When looking at the history of Black Americans and healthcare in the past few centuries, a few things are made clear. There is distrust with the evidence to support it. There is a history of forced sterilizations on Black women. There is the infamous Tuskegee Syphilis study, where hundreds of Black men were withheld treatment for researchers to evaluate its effects. I can dive further into this topic and explain how different communities have been impacted in different ways, but will leave it here for now.

If you’re going to have one takeaway from this section, it is that professionalism has an inherent subjectivity to it. We must always ask who has defined standard practices and approaches as acceptable.

Professionalism and the General Workplace

Professionalism has been ingrained in corporate working environments too. These standards were created to measure employee skills, behaviours, appearance, and adherence to organizational objectives (Source). With that said, many can speculate to what degree workplace standards have impacted individuals from equity deserving communities. Common examples you’ve heard of may include: career advancement barriers, code switching, and misogynoir in the workplace. As a way to survive, many have acknowledged these things, and continually seek ways to thrive in spite of them.

In organizations that were developed with eurocentric and colonial roots, we must consider who has established the standards that employees are expected to adhere to.

We must think about how traditional practices may impact modern workplaces that are much more diverse.
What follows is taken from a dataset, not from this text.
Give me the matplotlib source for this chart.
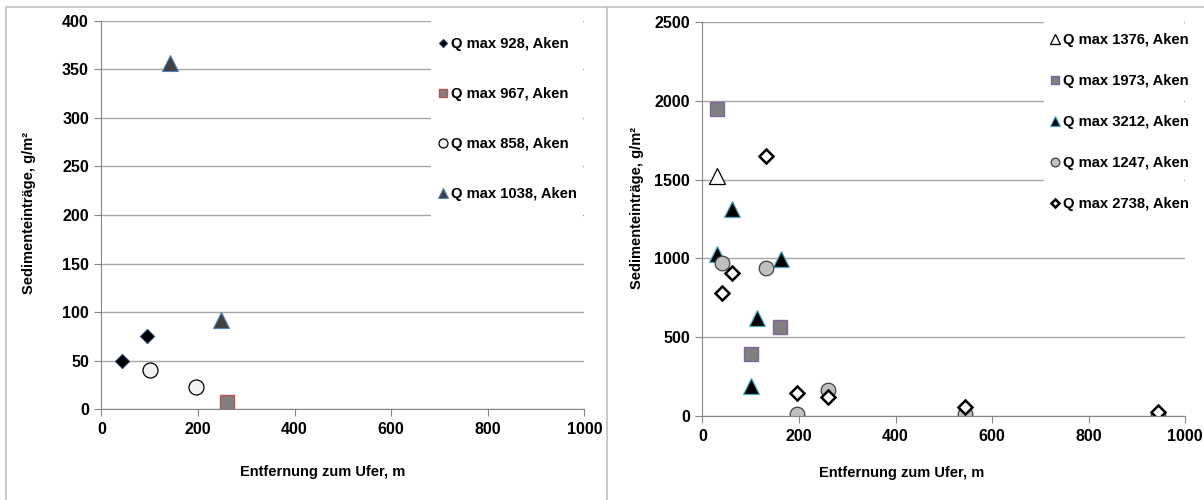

We are continuing to see more recognition of this in Canada. Late last year, the Federal Government said that it supported the decision to include Black and LGBTQIA+ communities among groups facing systemic workplace barriers under the Employment Equity Act (Source). This announcement aimed to recognize the overt and covert ways in which members of these communities have faced barriers in their careers. It also highlights the need to continually and critically assess what work practices are identified as acceptable. 

Professionalism is a subjective term, and it is important to understand whose work experiences may be impacted as a result.

Key Takeaway

I wanted to use the examples above for two reasons. The first was to show how historic examples of professionalism may impact communities differently. The second was to show why it is important to evaluate workplace practices, and how workplace experiences can vary significantly without intentional action, discussion and intervention. 

It is important to set standards. They help establish blueprints for excellence. In workplaces that are working to be more inclusive, it is important to be more critical as to how professionalism is defined. That is why when defining professionalism in work settings, we must also ask who has established:

  • The set of standards people are expected to adhere to
  • The code of conduct
  • The collection of accepted qualities and characteristics among employees

Happy Black History & Futures Month! Let us continue to ask ourselves how we can acknowledge the past, while creating a brighter path forward.